**Exercise task:** Only a number is wanted: how many lines in the listing contain the word "this"?

**Data section:**
>>

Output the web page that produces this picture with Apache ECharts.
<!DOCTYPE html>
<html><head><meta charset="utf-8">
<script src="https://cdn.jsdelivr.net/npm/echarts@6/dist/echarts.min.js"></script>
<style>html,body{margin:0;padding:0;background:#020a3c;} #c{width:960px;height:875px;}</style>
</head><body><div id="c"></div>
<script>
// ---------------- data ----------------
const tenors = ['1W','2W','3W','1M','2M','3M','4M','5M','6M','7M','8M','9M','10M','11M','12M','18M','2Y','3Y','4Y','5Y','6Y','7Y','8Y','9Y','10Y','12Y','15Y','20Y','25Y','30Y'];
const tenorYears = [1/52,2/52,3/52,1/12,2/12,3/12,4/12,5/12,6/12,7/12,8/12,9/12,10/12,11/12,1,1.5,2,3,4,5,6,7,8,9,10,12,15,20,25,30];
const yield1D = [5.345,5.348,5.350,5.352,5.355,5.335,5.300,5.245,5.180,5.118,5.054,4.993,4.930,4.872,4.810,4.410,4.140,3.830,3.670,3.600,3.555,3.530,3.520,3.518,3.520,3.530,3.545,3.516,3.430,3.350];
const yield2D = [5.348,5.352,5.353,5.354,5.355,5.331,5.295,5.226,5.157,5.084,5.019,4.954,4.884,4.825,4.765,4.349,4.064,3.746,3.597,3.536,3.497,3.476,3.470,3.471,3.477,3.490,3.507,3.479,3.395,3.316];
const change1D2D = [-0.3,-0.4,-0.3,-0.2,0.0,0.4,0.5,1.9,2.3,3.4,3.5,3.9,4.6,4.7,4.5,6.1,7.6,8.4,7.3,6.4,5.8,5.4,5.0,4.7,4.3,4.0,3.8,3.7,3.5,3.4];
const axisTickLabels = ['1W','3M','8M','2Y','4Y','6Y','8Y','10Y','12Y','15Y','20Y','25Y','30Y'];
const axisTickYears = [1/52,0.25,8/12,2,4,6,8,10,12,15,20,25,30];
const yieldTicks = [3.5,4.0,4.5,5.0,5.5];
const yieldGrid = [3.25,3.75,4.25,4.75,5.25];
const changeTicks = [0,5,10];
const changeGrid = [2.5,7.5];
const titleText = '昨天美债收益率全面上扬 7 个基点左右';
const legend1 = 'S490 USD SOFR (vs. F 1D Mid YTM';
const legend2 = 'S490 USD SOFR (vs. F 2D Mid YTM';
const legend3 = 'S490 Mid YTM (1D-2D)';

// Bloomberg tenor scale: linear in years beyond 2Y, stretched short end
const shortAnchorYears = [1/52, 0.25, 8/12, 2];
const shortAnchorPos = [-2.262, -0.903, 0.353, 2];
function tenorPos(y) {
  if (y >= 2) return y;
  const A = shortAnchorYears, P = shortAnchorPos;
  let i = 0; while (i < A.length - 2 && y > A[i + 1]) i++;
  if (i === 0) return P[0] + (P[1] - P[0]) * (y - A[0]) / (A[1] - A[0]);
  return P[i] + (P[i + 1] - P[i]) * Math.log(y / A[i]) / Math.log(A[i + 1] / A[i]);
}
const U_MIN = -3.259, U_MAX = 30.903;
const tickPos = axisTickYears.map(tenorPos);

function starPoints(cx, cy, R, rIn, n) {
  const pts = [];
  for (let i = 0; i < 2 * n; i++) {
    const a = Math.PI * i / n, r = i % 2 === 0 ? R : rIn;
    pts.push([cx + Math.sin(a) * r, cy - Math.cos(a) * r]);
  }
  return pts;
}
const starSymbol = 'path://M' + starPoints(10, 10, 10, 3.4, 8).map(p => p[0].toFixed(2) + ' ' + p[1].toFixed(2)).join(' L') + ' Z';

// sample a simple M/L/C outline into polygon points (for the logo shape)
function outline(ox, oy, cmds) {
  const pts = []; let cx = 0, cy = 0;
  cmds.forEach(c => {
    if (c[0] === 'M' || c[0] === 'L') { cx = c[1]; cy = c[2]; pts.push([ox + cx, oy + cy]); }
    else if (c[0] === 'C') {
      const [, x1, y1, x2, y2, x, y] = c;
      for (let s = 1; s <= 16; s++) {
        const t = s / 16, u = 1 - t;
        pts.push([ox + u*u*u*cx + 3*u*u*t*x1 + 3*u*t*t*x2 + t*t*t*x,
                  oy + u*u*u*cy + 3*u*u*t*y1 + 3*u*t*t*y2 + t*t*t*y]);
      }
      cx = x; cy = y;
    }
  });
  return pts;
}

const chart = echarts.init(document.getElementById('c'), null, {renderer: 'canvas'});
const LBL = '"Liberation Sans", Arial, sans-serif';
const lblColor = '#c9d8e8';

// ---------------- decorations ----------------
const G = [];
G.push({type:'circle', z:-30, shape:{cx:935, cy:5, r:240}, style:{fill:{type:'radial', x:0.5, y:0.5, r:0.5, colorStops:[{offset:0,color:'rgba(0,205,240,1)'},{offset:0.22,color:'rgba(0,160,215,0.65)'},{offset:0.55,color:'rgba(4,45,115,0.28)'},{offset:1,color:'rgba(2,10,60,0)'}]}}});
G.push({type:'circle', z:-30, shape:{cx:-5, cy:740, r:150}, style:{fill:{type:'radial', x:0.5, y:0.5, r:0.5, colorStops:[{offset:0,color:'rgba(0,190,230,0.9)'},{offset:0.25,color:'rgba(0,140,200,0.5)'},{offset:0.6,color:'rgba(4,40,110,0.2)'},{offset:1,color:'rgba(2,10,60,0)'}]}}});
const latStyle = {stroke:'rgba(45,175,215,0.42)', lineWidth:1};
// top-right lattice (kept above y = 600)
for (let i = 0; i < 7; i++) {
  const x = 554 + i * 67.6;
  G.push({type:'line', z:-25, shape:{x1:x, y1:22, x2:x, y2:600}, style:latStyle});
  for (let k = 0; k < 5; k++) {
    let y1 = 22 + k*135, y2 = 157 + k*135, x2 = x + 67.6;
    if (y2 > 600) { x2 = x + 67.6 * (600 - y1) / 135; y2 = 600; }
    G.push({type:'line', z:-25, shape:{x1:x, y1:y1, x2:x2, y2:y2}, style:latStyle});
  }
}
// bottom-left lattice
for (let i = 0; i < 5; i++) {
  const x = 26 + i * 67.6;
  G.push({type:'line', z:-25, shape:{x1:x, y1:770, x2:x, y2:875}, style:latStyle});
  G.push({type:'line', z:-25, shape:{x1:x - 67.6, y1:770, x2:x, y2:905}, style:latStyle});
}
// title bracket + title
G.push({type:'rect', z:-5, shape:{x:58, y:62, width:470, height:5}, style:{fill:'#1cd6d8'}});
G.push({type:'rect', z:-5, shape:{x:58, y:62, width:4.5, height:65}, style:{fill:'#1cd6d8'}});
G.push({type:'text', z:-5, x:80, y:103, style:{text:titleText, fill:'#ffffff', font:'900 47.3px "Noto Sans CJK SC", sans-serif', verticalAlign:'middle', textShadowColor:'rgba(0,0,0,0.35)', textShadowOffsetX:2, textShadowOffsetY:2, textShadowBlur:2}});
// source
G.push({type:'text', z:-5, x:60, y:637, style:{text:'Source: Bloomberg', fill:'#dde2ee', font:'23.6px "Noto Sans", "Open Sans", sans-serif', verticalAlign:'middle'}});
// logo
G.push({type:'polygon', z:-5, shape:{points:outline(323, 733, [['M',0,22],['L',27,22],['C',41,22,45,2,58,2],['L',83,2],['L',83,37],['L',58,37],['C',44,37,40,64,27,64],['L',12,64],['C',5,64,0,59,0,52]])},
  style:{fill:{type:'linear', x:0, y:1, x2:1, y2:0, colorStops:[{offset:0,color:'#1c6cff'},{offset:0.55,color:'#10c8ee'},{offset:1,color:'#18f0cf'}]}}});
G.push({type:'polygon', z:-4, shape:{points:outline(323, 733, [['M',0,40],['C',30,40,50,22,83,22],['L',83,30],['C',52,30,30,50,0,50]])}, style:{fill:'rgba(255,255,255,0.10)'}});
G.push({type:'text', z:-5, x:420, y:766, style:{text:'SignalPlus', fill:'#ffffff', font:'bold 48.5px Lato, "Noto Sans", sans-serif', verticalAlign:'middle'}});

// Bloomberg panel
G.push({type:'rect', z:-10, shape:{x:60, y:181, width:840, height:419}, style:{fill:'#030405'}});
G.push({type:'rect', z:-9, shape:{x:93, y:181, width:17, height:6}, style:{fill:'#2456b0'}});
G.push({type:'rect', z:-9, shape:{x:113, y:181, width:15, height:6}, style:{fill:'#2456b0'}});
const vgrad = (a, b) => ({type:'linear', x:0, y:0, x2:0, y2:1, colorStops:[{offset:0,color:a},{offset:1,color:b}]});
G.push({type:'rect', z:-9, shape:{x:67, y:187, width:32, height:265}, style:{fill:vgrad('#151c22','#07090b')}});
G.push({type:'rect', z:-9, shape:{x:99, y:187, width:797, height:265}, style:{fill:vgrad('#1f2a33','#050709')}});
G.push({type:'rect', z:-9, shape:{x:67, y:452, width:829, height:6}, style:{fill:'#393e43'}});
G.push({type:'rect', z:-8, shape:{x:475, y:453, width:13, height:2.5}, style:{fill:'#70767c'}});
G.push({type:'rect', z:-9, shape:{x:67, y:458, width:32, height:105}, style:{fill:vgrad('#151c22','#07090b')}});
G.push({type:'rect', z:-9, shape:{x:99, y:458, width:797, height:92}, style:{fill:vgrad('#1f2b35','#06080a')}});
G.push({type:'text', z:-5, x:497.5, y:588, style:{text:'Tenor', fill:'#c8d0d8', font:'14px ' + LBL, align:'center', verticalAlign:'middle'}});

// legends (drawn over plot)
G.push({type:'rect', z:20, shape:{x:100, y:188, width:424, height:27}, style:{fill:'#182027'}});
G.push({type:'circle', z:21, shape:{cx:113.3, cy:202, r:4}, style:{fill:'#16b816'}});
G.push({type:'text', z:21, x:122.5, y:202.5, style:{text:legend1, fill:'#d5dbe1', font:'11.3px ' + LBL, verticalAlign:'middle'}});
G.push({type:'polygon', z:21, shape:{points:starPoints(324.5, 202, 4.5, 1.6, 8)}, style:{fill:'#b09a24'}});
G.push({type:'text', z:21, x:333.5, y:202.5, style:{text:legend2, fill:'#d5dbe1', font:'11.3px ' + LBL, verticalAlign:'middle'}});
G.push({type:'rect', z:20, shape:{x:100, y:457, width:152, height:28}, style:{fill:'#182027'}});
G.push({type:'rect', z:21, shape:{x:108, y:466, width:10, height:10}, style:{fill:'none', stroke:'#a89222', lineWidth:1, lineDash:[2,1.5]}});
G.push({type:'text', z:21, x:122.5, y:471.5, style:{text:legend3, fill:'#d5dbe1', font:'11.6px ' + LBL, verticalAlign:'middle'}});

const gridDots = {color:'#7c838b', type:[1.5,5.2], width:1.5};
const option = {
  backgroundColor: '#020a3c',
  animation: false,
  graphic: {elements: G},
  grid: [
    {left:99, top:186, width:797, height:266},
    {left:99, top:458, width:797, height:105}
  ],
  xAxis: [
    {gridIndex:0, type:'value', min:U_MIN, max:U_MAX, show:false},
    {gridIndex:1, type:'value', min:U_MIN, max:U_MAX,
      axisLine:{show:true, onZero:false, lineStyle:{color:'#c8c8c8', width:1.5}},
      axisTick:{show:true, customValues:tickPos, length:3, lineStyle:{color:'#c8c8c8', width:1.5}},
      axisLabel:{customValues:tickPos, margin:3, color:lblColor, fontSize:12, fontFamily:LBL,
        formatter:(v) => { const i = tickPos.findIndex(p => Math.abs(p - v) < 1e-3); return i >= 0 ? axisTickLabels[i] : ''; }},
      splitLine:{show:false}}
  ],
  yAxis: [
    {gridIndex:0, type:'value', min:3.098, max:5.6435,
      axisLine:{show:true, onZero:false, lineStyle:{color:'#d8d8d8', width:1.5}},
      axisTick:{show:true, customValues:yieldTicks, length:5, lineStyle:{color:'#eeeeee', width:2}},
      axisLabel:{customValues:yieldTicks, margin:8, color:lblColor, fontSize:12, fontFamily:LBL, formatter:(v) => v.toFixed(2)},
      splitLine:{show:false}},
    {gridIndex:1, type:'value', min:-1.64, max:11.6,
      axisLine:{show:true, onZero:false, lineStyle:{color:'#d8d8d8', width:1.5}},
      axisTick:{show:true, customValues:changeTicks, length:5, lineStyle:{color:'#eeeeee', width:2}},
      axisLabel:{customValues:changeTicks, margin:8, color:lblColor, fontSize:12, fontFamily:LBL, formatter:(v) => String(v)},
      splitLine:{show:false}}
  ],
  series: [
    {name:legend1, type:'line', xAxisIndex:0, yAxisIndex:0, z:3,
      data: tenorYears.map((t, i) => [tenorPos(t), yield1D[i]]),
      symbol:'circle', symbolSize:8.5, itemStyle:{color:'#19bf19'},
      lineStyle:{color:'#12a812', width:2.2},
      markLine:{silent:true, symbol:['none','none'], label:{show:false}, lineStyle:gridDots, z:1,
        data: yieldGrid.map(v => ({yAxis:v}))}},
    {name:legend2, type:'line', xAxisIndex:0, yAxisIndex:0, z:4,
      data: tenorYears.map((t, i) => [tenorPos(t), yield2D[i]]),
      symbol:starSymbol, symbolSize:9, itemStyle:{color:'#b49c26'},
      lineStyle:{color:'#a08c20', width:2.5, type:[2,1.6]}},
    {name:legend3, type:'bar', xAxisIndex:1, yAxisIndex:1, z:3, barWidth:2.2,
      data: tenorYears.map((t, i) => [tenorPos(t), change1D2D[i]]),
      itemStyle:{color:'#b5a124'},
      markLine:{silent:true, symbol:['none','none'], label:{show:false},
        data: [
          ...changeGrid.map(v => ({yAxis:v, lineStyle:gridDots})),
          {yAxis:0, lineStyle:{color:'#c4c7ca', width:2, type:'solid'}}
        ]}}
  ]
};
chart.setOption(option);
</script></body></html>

<<
>>

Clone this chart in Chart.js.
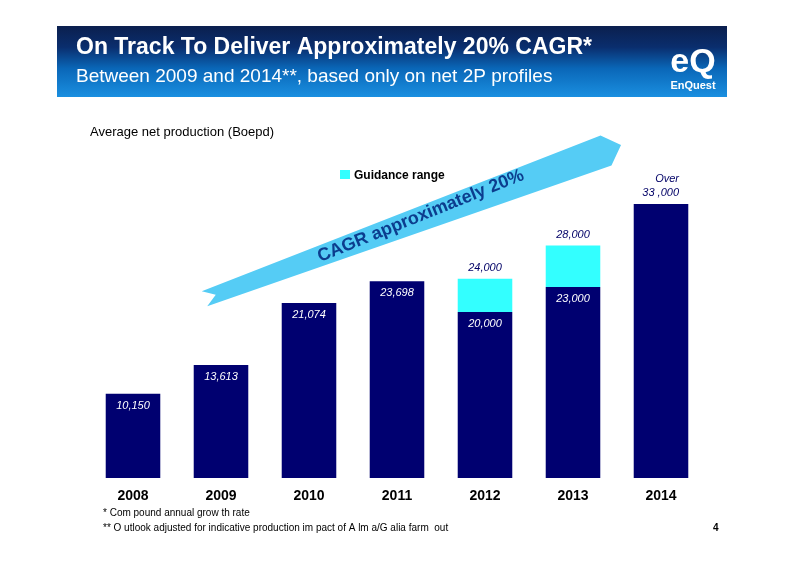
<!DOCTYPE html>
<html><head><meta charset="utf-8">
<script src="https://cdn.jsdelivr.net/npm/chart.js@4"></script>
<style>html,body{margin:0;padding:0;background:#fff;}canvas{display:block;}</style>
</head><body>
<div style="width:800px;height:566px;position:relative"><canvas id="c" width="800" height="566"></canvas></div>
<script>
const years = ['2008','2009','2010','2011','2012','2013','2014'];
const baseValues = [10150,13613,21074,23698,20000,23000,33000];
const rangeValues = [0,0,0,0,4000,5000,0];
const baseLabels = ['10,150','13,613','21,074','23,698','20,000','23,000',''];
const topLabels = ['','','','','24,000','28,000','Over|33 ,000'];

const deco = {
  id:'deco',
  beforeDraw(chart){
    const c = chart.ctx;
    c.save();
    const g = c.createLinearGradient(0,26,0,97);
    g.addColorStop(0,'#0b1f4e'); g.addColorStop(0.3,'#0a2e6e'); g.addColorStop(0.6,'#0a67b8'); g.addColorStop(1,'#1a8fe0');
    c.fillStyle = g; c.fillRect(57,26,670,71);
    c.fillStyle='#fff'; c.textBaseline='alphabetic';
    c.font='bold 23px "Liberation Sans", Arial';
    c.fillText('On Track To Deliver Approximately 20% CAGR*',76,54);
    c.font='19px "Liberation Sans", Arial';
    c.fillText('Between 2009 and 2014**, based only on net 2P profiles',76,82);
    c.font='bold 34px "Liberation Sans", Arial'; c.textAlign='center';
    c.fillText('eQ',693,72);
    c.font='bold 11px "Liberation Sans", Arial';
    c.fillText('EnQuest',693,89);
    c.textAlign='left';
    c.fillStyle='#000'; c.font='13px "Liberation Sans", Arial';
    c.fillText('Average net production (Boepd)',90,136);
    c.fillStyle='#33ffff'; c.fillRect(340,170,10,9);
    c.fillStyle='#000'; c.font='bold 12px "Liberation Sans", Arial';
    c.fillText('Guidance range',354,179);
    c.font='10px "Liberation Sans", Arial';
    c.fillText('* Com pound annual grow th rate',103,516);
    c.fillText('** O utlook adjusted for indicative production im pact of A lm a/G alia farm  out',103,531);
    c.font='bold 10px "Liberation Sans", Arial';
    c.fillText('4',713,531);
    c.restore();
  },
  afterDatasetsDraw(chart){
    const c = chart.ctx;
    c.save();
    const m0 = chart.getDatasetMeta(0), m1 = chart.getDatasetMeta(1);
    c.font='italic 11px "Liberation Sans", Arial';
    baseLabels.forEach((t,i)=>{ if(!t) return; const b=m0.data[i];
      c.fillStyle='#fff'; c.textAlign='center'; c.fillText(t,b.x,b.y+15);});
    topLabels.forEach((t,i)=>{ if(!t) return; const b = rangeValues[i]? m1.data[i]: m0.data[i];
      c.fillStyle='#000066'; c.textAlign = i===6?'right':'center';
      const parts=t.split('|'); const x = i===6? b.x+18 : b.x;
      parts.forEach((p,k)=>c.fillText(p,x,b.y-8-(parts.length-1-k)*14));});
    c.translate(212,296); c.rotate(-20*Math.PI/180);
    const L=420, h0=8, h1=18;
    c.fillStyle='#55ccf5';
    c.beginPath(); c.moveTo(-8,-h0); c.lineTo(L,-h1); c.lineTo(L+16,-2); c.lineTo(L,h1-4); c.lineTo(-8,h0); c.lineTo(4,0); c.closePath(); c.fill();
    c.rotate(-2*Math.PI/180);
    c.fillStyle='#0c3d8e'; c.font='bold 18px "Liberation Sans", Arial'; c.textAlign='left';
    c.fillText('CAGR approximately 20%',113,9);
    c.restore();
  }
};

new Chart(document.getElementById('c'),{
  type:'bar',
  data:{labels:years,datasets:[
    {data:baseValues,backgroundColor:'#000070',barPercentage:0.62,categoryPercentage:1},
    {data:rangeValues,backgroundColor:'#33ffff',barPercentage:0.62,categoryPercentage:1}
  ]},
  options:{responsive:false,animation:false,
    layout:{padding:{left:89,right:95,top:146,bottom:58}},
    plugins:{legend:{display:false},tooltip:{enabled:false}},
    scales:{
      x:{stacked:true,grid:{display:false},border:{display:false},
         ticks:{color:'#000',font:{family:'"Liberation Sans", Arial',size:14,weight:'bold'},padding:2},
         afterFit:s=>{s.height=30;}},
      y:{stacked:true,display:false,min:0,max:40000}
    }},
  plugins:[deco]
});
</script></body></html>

<<
>>

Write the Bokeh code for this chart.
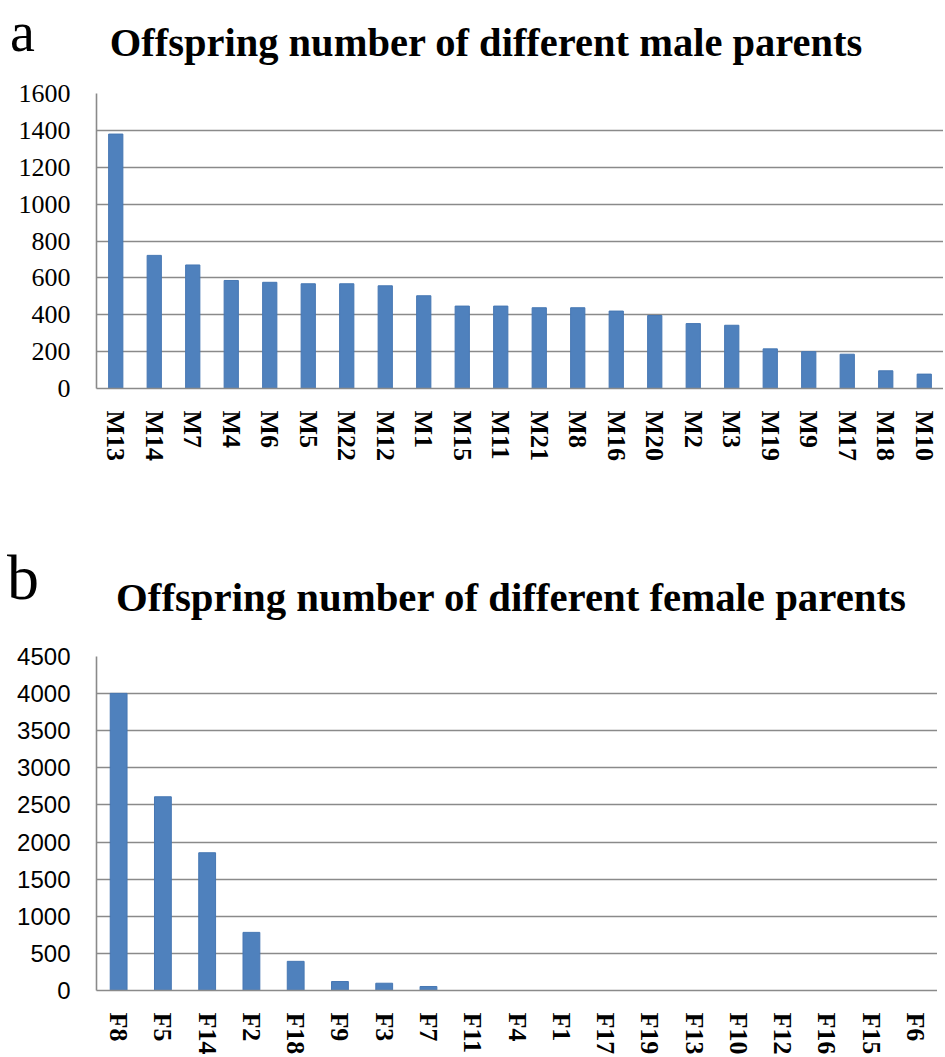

<<

**Right answer:** 3